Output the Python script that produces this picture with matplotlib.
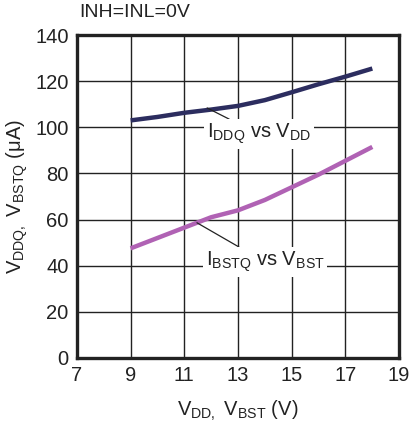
import numpy as np
import matplotlib.pyplot as plt

plt.rcParams['font.family'] = ['Liberation Sans', 'DejaVu Sans']
plt.rcParams['mathtext.default'] = 'regular'

# supply voltage (V)
vsup = [9, 10, 11, 12, 13, 14, 15, 16, 17, 18]
# quiescent currents (uA)
iddq = [103, 104.5, 106.3, 107.7, 109.3, 111.8, 115.2, 118.7, 122, 125.5]
ibstq = [47.5, 52, 56.5, 61, 64, 68.5, 74, 79.5, 85.5, 91.5]

navy = '#2c2d5f'
purple = '#b062b4'

fig = plt.figure(figsize=(4.09, 4.23), dpi=100)
ax = fig.add_axes([0.188, 0.154, 0.788, 0.763])

ax.plot(vsup, iddq, color=navy, lw=3.2, solid_capstyle='butt', zorder=3)
ax.plot(vsup, ibstq, color=purple, lw=3.2, solid_capstyle='butt', zorder=3)

ax.set_xlim(7, 19)
ax.set_ylim(0, 140)
ax.set_xticks(np.arange(7, 20, 2))
ax.set_yticks(np.arange(0, 141, 20))
ax.grid(True, color='#222222', lw=1.0, zorder=1)
ax.set_axisbelow(True)
for s in ax.spines.values():
    s.set_linewidth(2.4)
    s.set_color('#222222')
ax.tick_params(length=0, labelsize=14.5, pad=6, colors='#222222')

box = dict(facecolor='white', edgecolor='none', pad=2)
ax.annotate(r'I$_{DDQ}$ vs V$_{DD}$', xy=(11.85, 108.4), xytext=(13.78, 97.0),
            ha='center', va='center', fontsize=14.5, color='#222222', bbox=box,
            arrowprops=dict(arrowstyle='-', color='#222222', lw=0.9, shrinkA=0, shrinkB=0),
            zorder=4)
ax.annotate(r'I$_{BSTQ}$ vs V$_{BST}$', xy=(11.47, 58.6), xytext=(14.0, 41.6),
            ha='center', va='center', fontsize=14.5, color='#222222', bbox=box,
            arrowprops=dict(arrowstyle='-', color='#222222', lw=0.9, shrinkA=0, shrinkB=0),
            zorder=4)

ax.set_xlabel(r'V$_{DD,}$ V$_{BST}$ (V)', fontsize=14.5, color='#222222', labelpad=10)
ax.set_ylabel(r'V$_{DDQ,}$ V$_{BSTQ}$ (μA)', fontsize=14.5, color='#222222', labelpad=4)
fig.text(0.193, 0.97, 'INH=INL=0V', fontsize=14, color='#222222', va='center')

fig.savefig('out.png', dpi=100)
◇ ◇ ◇ ◇ ◇ ◇ ◇
### TASK REQUIREMENTS
Leave out the pictures and restate, word for word, the lines from the top of the data through the line containing "color=purple, lw=3.2, solid_capstyle='butt', zorder=3)", both included.

### THE RESPONSE
Output the Python script that produces this picture with matplotlib.
import numpy as np
import matplotlib.pyplot as plt

plt.rcParams['font.family'] = ['Liberation Sans', 'DejaVu Sans']
plt.rcParams['mathtext.default'] = 'regular'

# supply voltage (V)
vsup = [9, 10, 11, 12, 13, 14, 15, 16, 17, 18]
# quiescent currents (uA)
iddq = [103, 104.5, 106.3, 107.7, 109.3, 111.8, 115.2, 118.7, 122, 125.5]
ibstq = [47.5, 52, 56.5, 61, 64, 68.5, 74, 79.5, 85.5, 91.5]

navy = '#2c2d5f'
purple = '#b062b4'

fig = plt.figure(figsize=(4.09, 4.23), dpi=100)
ax = fig.add_axes([0.188, 0.154, 0.788, 0.763])

ax.plot(vsup, iddq, color=navy, lw=3.2, solid_capstyle='butt', zorder=3)
ax.plot(vsup, ibstq, color=purple, lw=3.2, solid_capstyle='butt', zorder=3)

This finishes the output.